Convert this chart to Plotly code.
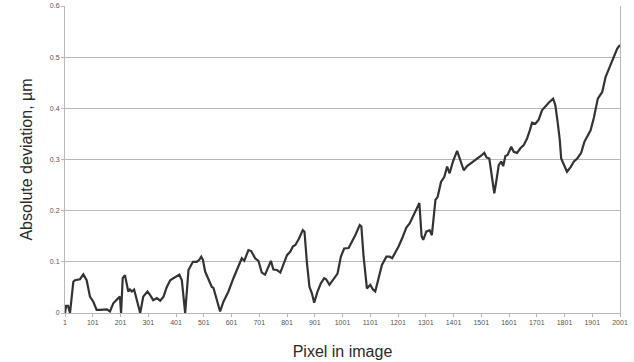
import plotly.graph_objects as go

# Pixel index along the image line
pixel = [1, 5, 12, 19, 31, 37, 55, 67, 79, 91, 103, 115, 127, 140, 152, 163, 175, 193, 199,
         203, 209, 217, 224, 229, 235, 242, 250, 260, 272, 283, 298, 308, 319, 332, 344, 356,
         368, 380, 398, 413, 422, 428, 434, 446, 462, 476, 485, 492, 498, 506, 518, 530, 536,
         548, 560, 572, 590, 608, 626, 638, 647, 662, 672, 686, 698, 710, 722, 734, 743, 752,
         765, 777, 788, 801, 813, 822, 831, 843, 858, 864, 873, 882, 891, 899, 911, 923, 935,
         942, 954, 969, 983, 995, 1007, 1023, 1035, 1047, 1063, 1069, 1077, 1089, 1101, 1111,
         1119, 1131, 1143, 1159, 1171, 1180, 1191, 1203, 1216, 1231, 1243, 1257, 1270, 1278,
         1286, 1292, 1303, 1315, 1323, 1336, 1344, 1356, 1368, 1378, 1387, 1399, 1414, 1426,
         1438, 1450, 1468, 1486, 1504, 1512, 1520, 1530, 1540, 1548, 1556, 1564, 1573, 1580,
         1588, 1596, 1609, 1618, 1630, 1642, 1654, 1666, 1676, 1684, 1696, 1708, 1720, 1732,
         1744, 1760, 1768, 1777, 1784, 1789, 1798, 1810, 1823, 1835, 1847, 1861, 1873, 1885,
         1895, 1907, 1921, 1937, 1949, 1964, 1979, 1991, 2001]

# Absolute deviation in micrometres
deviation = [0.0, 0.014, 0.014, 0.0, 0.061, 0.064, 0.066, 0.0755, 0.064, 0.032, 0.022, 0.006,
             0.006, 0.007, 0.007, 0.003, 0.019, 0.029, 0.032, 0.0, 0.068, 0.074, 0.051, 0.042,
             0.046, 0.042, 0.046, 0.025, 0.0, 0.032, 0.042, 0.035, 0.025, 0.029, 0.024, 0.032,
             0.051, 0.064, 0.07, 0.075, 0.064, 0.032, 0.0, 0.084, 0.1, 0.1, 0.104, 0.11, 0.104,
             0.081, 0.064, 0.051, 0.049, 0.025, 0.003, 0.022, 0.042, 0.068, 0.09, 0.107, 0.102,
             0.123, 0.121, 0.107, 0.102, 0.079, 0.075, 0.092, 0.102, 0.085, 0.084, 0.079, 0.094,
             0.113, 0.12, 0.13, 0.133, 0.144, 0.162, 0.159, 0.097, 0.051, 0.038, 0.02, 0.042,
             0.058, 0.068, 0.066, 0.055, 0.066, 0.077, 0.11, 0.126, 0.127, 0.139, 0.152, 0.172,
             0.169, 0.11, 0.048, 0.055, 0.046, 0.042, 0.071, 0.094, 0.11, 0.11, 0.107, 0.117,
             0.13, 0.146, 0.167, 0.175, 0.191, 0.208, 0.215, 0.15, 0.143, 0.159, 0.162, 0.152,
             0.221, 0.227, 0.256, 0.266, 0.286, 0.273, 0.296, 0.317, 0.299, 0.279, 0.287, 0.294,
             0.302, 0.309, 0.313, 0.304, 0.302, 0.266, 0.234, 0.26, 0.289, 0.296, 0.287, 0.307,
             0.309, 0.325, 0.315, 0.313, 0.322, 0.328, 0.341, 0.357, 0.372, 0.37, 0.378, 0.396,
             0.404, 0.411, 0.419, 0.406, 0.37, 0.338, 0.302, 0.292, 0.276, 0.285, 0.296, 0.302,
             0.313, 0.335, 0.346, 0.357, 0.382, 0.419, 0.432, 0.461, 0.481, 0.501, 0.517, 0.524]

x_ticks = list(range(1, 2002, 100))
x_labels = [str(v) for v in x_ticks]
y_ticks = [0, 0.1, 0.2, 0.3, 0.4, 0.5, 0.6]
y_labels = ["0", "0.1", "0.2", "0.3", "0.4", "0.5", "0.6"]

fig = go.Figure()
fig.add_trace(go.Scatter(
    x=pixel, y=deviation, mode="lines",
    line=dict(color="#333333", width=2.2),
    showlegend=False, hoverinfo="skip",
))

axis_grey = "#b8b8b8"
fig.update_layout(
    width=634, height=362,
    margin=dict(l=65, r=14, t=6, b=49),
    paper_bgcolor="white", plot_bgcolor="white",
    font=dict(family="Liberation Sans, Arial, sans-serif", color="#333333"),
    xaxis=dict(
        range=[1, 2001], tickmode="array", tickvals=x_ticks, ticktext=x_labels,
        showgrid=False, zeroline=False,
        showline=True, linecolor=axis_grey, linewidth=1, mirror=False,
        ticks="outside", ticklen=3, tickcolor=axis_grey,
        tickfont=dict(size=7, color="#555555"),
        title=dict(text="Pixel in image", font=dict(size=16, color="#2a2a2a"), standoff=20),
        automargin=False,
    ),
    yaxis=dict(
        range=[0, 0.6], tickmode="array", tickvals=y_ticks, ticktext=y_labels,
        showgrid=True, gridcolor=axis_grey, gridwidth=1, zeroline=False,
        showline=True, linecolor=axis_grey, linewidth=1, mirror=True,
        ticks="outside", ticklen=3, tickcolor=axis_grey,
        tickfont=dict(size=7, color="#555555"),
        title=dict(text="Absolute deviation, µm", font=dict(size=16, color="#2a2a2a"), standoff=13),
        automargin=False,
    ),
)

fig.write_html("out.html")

▶ _Aim of the exercise_
From the top of the listing above, repeat each line exactly until you reach the line containing "import plotly.graph_objects as go", and repeat that one too. Leave the pictures out.

▶ _Complete answer_
Convert this chart to Plotly code.
import plotly.graph_objects as go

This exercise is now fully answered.